• Your goal
Beginning with the first line, set down every line through the one containing "import * as", exactly as it appears, but not the pictures.

Source code of charts:
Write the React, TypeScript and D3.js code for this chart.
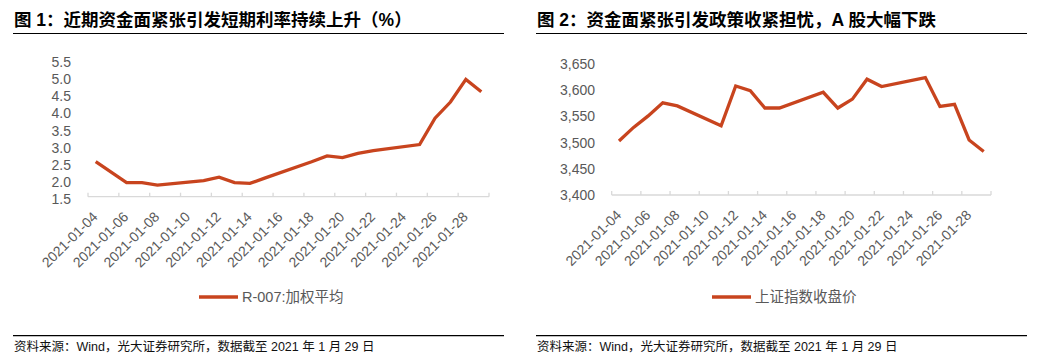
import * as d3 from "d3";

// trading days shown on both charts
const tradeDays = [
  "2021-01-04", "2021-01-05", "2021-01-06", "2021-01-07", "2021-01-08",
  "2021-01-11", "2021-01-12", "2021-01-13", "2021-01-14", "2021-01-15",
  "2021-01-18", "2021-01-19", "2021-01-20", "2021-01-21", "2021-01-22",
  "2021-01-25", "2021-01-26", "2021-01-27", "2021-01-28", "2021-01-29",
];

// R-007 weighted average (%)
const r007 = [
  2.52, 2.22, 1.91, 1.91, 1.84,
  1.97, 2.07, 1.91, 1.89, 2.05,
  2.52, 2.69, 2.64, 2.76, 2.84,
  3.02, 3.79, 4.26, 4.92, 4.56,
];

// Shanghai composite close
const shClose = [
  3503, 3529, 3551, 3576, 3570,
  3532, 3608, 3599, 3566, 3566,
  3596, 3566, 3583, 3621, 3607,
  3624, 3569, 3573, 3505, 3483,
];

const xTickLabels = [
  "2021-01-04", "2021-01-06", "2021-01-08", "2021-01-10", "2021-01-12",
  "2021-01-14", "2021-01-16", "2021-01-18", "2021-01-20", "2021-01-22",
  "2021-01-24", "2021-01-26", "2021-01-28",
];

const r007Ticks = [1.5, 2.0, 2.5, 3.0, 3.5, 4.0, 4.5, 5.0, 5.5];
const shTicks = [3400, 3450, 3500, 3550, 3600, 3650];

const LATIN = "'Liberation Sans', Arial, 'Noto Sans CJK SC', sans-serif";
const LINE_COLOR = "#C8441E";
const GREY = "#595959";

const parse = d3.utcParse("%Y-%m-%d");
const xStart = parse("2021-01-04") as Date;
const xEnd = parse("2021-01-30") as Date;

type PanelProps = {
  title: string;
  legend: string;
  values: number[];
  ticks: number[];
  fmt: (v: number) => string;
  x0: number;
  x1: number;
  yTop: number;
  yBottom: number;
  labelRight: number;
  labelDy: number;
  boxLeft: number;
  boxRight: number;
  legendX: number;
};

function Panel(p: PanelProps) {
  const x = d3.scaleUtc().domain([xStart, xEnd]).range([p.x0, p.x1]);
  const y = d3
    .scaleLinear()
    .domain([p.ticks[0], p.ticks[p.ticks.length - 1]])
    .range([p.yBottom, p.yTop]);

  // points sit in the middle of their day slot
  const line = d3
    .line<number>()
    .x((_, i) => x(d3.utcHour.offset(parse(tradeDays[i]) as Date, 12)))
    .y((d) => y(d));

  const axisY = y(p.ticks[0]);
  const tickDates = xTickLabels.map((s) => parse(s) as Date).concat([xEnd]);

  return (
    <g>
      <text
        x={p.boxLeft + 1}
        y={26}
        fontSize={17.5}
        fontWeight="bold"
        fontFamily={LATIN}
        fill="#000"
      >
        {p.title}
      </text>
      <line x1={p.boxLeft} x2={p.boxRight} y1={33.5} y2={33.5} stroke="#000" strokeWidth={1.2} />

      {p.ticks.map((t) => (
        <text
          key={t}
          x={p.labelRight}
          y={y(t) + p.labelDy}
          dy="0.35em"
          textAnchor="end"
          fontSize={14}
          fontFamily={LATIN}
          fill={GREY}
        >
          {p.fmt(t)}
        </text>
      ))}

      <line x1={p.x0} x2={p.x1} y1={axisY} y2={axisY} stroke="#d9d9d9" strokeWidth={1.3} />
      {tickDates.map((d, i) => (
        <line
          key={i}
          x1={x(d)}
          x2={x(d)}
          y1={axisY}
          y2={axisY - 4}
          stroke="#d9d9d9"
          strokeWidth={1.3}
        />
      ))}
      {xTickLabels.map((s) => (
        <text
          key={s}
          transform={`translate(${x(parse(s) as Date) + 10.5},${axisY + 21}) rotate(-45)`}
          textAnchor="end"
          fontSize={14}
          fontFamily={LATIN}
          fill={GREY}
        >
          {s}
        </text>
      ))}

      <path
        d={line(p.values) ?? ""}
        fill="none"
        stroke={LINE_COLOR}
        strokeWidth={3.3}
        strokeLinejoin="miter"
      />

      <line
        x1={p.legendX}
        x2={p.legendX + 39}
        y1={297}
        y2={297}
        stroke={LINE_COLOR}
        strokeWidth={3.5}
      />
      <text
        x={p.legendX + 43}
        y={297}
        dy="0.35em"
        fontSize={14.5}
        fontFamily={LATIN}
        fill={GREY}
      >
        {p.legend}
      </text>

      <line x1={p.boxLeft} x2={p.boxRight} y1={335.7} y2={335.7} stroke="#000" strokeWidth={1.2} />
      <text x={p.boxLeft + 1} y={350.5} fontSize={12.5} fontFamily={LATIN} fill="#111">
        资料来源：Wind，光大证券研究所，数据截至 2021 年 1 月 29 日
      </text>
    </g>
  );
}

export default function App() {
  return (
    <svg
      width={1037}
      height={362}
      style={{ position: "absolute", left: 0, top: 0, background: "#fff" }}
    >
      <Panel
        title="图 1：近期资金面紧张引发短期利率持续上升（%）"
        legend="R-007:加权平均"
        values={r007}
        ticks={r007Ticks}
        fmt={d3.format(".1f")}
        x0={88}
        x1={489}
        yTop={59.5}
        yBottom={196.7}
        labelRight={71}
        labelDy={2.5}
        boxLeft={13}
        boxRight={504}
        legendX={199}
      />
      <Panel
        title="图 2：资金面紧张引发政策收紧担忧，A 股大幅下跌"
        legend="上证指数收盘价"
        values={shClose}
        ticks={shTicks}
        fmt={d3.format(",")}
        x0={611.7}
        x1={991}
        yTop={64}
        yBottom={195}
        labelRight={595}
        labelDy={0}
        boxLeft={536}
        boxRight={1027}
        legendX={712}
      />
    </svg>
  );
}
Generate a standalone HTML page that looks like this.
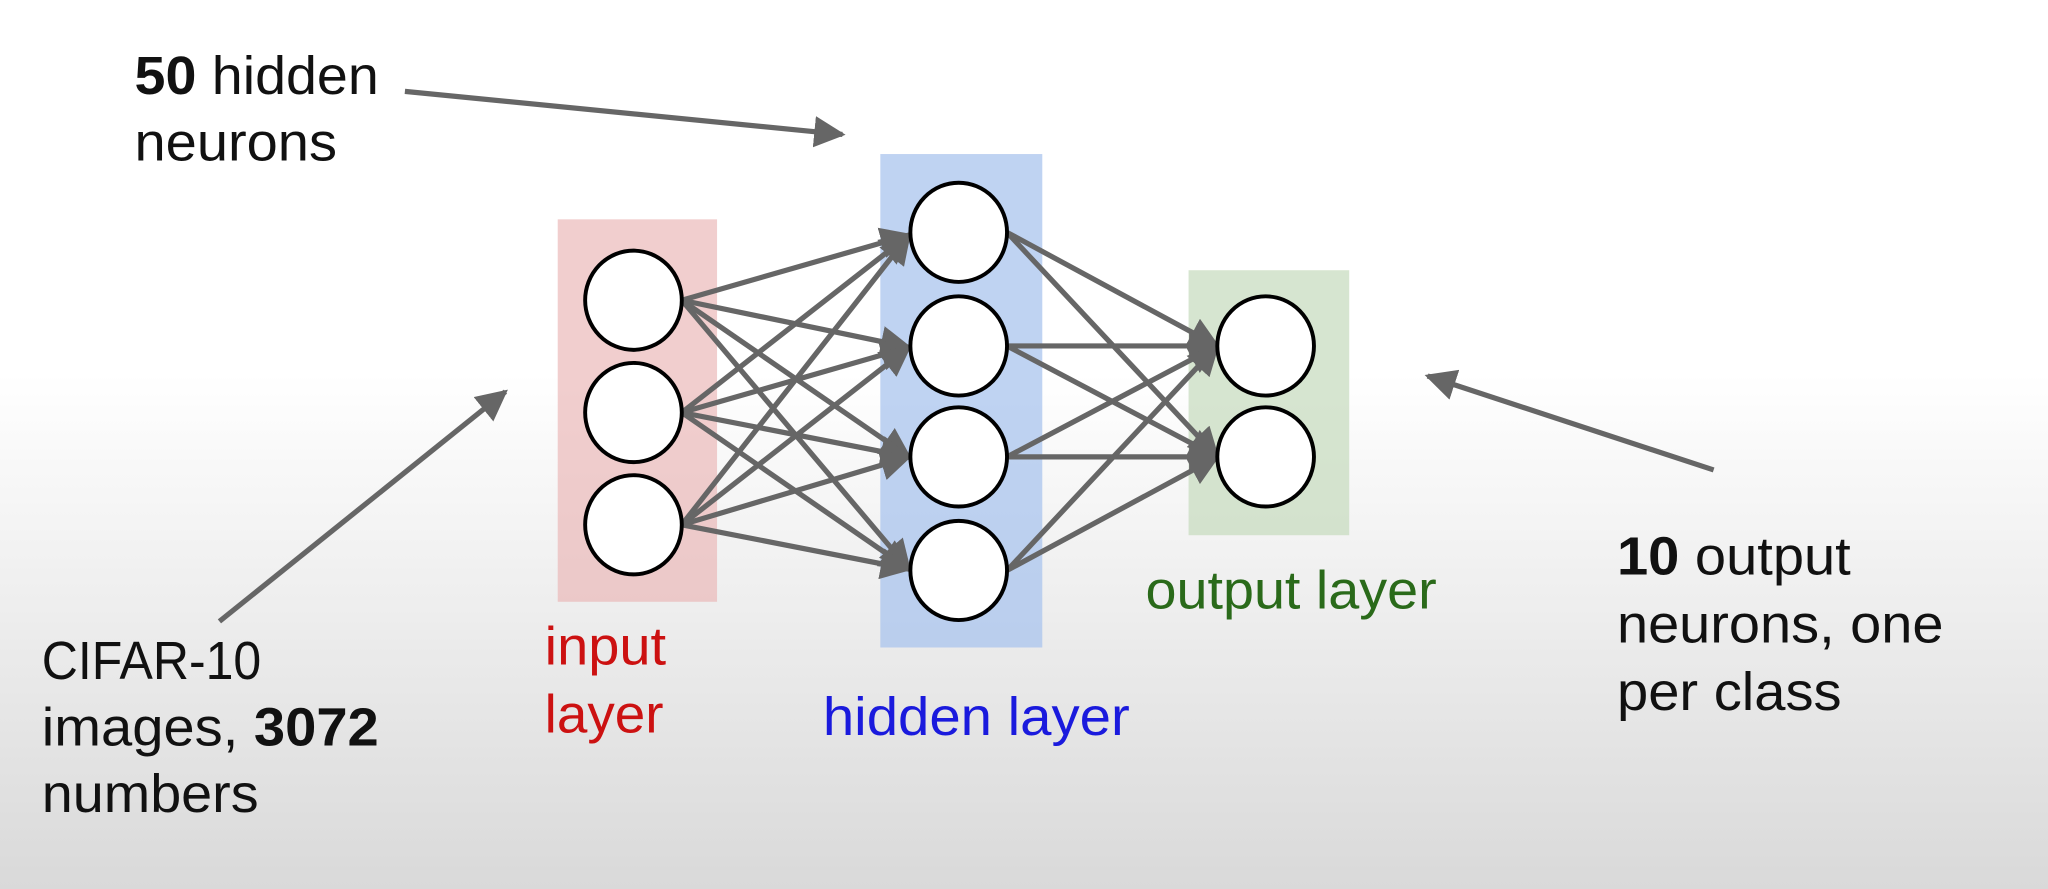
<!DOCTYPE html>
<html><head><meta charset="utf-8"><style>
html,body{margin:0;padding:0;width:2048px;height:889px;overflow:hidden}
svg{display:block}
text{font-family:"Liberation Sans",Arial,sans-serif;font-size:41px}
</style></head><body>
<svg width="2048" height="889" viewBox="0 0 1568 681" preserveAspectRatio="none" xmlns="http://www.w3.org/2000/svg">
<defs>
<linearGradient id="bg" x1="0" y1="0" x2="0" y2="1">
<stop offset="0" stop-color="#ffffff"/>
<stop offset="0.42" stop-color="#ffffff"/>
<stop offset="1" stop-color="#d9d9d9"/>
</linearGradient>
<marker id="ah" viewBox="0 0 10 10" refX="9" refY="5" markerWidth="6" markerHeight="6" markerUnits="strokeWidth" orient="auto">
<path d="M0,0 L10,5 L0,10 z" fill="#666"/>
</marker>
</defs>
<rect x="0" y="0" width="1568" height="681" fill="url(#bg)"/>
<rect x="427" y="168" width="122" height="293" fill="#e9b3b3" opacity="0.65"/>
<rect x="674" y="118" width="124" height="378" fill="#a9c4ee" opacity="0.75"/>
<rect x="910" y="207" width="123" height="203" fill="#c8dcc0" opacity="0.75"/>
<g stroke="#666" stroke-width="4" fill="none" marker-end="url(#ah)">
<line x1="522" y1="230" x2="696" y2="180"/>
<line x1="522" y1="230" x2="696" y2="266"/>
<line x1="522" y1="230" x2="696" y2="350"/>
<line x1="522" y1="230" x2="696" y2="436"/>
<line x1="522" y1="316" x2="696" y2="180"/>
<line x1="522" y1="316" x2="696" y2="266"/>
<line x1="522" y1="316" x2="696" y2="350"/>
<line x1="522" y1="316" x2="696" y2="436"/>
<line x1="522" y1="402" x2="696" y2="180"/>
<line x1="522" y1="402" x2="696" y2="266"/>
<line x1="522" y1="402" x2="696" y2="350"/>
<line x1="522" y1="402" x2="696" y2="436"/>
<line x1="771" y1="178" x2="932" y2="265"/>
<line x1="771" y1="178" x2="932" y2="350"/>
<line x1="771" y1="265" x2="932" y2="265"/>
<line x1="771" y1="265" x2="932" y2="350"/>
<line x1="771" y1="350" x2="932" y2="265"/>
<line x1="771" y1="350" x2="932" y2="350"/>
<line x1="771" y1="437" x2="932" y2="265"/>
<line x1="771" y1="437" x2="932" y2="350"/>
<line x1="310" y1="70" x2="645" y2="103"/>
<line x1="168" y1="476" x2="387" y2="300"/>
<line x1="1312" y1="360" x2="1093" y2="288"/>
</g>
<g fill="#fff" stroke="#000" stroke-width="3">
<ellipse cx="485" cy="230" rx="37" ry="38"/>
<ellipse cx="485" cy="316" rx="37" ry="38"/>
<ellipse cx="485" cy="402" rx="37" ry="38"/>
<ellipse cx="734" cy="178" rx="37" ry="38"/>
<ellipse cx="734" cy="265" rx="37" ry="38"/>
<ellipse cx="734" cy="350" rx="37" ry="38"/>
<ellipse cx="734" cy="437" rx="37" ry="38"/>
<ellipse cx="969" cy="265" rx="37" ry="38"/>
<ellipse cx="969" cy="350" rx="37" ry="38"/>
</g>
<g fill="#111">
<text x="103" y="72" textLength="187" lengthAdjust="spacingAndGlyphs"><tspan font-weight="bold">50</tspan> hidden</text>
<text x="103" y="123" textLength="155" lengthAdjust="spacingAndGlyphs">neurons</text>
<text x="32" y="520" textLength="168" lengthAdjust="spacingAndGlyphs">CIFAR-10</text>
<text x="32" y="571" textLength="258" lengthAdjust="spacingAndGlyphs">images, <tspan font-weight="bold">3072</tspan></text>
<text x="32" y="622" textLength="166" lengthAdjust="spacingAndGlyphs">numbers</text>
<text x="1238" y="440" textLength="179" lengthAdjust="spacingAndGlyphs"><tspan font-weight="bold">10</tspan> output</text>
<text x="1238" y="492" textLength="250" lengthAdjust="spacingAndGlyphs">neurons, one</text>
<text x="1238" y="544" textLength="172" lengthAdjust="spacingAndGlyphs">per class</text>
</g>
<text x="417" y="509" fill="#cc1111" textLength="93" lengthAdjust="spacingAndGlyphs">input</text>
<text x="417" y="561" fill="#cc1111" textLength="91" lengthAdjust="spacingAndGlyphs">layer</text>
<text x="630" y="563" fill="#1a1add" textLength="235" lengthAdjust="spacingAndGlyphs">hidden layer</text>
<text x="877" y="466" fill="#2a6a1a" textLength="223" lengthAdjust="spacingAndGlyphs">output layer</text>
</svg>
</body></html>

• Task output
Write the React, TypeScript and D3.js code for this chart.
import * as d3 from "d3";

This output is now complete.